> **Task to carry out**:
Copy every line from the material below that holds "this".

==*==

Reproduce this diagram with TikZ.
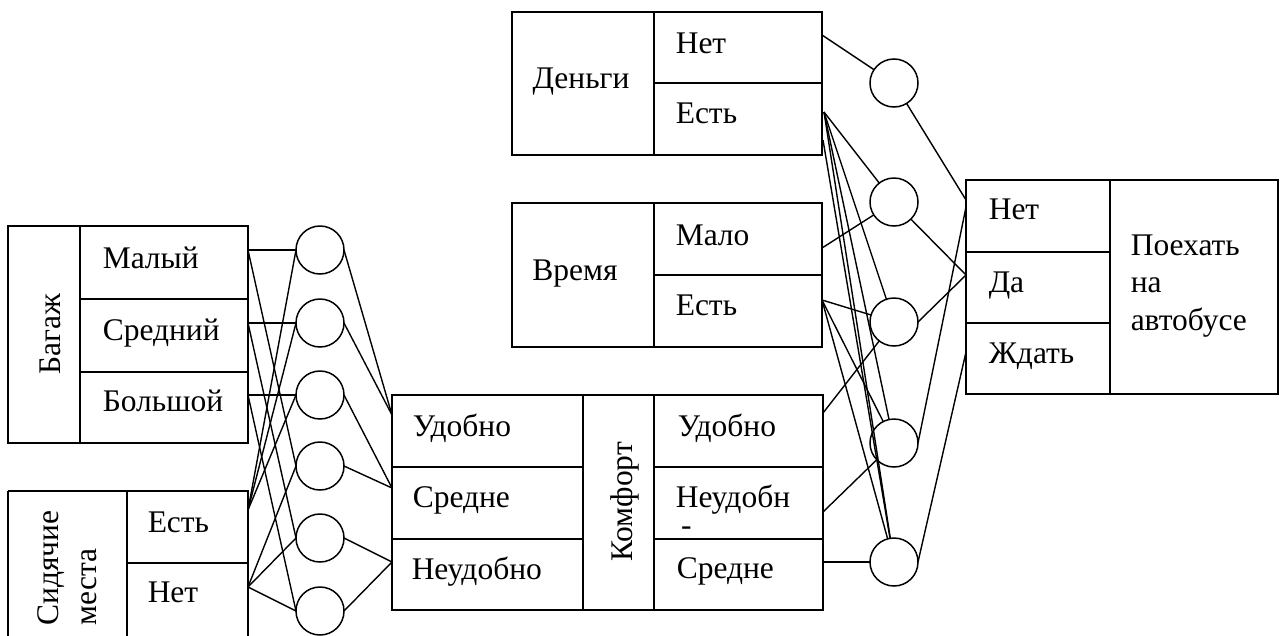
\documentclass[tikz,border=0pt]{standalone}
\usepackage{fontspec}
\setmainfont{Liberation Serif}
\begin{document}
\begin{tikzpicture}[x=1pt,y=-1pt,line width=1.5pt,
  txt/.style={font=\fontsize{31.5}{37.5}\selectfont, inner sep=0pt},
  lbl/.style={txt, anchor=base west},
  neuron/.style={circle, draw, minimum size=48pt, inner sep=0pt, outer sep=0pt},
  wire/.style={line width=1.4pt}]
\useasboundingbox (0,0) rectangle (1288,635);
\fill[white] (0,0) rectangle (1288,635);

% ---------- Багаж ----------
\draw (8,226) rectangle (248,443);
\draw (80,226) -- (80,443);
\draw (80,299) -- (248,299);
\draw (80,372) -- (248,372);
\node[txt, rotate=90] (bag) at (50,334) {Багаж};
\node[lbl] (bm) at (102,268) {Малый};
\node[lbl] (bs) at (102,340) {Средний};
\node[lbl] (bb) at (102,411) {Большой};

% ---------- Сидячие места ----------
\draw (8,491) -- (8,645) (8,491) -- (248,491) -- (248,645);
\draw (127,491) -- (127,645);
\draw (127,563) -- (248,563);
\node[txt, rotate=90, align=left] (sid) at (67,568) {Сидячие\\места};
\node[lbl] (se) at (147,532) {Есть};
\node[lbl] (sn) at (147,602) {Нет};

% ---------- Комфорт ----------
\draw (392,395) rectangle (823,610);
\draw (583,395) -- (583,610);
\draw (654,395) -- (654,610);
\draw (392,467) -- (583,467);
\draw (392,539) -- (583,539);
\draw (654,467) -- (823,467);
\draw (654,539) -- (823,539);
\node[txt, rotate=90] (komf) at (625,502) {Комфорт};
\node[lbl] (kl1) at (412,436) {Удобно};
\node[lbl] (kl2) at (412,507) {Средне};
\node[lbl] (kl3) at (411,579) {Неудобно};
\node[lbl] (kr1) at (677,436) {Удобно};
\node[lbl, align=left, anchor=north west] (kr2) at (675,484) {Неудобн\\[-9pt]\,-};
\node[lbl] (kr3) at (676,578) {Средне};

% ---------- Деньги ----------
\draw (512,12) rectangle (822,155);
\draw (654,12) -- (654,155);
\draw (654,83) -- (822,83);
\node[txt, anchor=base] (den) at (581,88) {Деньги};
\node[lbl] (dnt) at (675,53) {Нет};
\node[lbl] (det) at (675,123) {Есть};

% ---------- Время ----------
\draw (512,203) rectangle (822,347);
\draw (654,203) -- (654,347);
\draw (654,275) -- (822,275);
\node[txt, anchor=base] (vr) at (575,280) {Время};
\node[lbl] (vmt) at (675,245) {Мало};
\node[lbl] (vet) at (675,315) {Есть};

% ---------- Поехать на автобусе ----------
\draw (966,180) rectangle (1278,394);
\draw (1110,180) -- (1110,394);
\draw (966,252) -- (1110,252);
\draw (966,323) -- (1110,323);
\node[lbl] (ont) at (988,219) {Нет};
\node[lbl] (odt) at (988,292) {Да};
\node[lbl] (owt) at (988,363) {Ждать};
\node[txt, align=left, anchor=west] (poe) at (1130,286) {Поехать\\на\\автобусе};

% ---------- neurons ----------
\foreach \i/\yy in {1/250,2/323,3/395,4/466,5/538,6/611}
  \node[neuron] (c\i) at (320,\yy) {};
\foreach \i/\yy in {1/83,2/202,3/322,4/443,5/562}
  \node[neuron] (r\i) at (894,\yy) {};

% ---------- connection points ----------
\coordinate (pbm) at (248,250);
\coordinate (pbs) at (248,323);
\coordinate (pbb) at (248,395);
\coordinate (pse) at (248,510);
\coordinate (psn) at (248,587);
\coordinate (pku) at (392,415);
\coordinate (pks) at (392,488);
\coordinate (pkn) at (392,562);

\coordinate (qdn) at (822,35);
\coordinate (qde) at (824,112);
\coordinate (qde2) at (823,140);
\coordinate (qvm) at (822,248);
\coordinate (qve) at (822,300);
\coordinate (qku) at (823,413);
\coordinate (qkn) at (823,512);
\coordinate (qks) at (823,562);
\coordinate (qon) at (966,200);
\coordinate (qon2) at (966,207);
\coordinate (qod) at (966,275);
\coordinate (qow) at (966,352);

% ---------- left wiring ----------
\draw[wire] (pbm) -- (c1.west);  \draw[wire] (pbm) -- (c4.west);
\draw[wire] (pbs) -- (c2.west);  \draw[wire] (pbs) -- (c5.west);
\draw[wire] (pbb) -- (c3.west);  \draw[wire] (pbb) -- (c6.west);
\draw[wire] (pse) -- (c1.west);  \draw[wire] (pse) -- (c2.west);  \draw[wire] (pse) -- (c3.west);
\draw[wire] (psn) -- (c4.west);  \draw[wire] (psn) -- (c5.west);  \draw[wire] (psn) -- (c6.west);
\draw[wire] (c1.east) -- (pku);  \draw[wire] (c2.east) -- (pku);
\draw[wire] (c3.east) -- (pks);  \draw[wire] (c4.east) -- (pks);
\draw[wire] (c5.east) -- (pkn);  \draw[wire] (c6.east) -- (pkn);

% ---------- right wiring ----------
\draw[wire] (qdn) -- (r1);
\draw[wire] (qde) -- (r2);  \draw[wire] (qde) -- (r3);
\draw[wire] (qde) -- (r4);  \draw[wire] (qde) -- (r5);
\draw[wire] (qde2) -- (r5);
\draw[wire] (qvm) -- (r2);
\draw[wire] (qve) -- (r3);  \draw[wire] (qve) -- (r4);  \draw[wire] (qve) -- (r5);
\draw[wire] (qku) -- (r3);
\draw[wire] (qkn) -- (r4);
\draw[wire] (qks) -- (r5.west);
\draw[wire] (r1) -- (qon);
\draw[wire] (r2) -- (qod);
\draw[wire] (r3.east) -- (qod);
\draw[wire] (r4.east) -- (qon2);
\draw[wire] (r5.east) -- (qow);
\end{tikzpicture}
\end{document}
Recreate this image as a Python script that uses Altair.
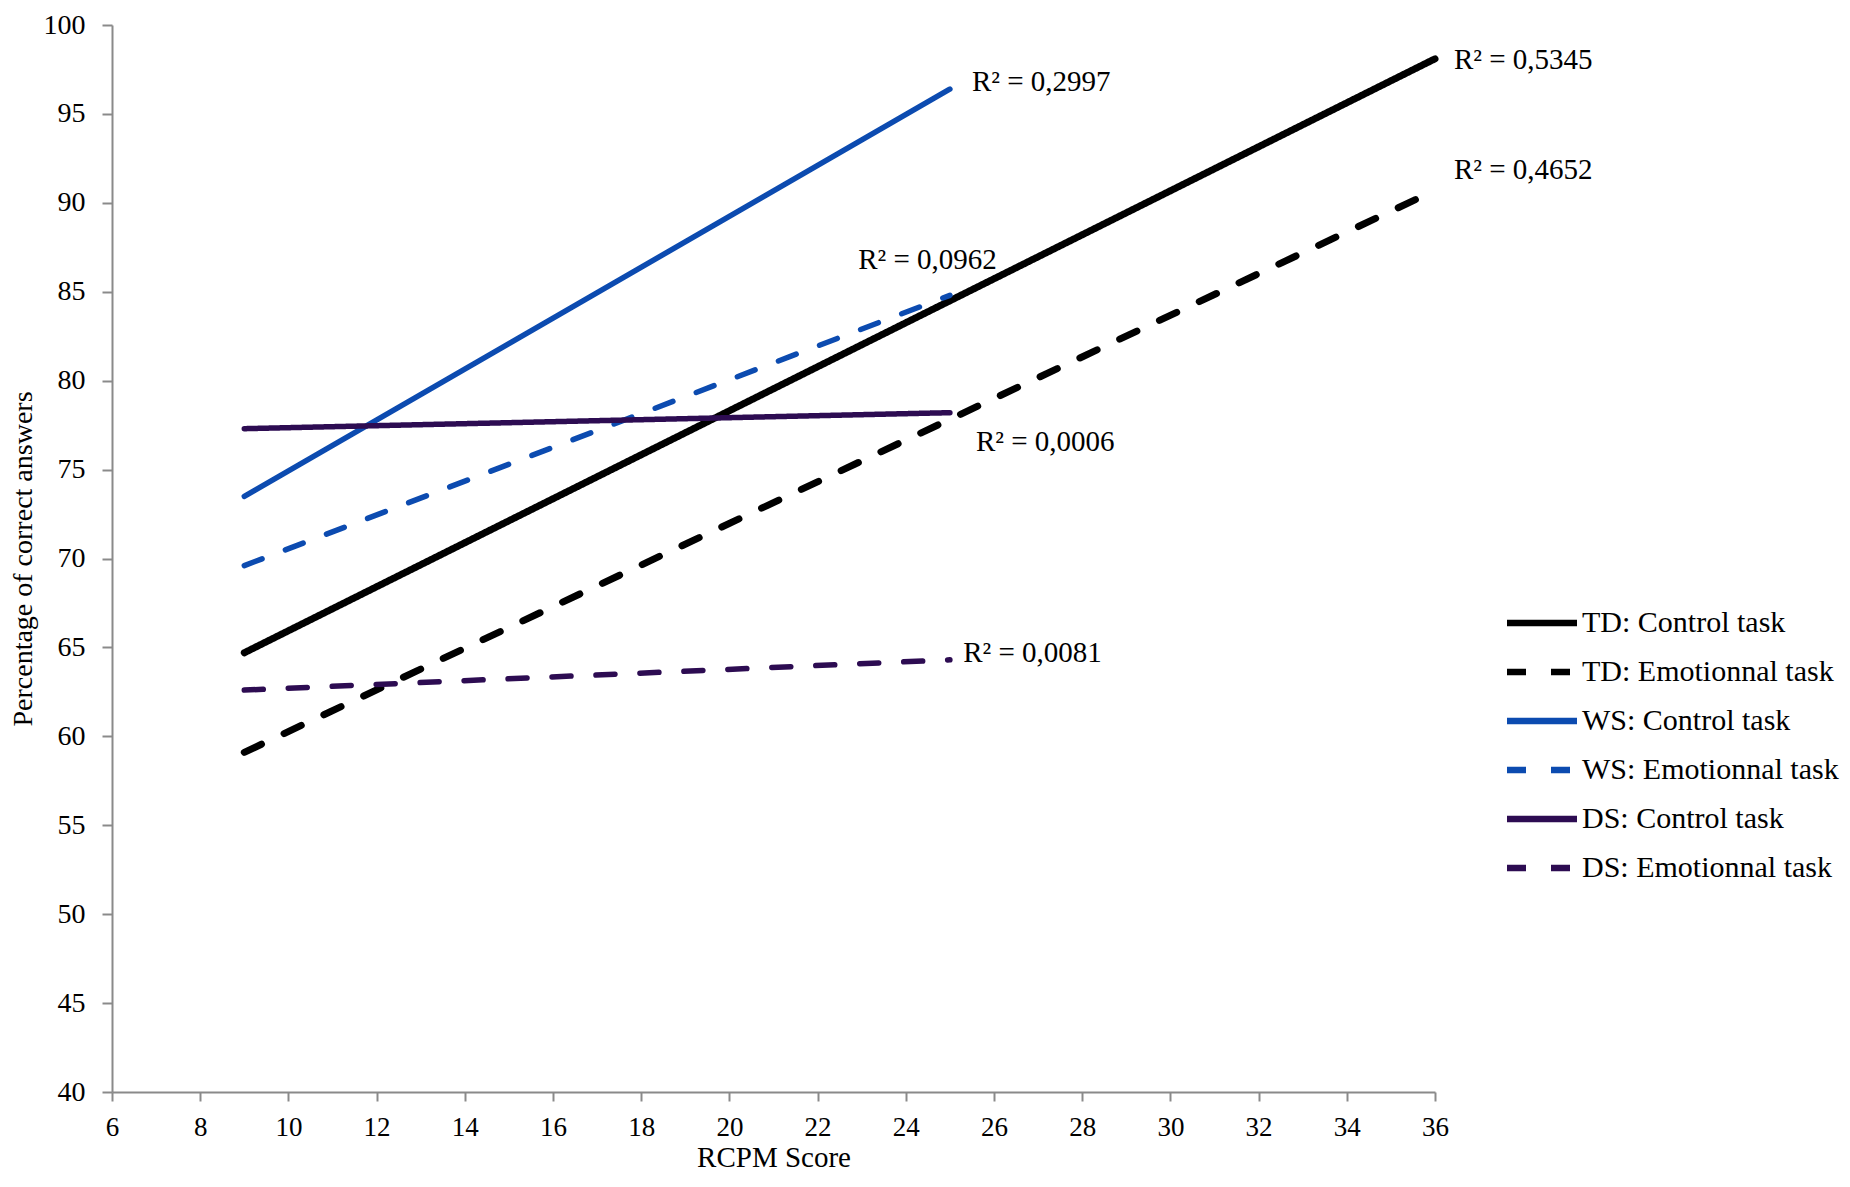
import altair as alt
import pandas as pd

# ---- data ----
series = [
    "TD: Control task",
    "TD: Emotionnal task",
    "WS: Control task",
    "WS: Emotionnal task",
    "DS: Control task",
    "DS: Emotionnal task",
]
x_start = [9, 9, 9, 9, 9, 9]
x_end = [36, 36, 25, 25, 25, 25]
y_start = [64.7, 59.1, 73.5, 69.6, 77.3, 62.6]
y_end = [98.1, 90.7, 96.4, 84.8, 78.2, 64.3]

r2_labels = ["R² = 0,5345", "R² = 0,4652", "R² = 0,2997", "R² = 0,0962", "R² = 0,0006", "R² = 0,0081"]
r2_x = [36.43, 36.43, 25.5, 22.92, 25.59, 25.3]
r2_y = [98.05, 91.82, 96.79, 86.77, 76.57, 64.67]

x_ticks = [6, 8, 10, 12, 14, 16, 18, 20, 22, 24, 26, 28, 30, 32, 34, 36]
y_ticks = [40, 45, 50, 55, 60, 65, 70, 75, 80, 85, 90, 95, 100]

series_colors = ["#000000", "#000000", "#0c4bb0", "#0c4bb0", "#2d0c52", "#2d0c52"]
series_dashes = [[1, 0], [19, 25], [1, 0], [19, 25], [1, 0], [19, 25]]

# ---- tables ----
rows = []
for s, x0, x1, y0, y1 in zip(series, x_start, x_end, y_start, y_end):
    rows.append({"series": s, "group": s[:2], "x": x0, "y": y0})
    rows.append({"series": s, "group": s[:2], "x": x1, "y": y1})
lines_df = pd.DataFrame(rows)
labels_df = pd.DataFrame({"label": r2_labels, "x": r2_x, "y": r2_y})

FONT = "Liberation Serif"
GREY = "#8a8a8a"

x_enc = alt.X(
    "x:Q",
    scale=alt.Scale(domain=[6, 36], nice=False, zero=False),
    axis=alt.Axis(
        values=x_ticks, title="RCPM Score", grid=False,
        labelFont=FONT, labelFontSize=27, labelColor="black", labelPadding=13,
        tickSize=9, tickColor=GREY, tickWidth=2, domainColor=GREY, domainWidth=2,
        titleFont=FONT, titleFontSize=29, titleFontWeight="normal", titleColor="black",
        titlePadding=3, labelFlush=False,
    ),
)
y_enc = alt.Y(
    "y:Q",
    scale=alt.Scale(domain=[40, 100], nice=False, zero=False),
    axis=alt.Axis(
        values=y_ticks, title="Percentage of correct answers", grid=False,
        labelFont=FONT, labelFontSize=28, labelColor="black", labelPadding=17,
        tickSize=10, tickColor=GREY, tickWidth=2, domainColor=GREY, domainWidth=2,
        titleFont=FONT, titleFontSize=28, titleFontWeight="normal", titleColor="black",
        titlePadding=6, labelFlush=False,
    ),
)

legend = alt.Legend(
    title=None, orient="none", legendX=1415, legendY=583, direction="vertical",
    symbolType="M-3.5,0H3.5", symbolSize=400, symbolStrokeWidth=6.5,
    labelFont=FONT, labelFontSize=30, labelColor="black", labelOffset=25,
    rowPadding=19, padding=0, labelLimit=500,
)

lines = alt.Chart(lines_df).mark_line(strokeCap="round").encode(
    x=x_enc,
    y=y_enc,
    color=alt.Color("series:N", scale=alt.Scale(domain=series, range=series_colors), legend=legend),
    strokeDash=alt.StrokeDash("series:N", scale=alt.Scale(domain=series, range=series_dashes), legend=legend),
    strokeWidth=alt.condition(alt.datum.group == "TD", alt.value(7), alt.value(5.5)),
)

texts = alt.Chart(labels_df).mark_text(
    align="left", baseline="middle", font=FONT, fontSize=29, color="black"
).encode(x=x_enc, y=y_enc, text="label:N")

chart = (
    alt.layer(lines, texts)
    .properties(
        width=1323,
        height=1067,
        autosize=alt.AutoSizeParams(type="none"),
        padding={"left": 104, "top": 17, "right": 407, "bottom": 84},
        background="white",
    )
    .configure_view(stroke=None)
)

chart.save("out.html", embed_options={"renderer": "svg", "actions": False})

==*==

> **Task response**:
Reproduce this diagram with TikZ.
Recreate this image as a Python script that uses Altair.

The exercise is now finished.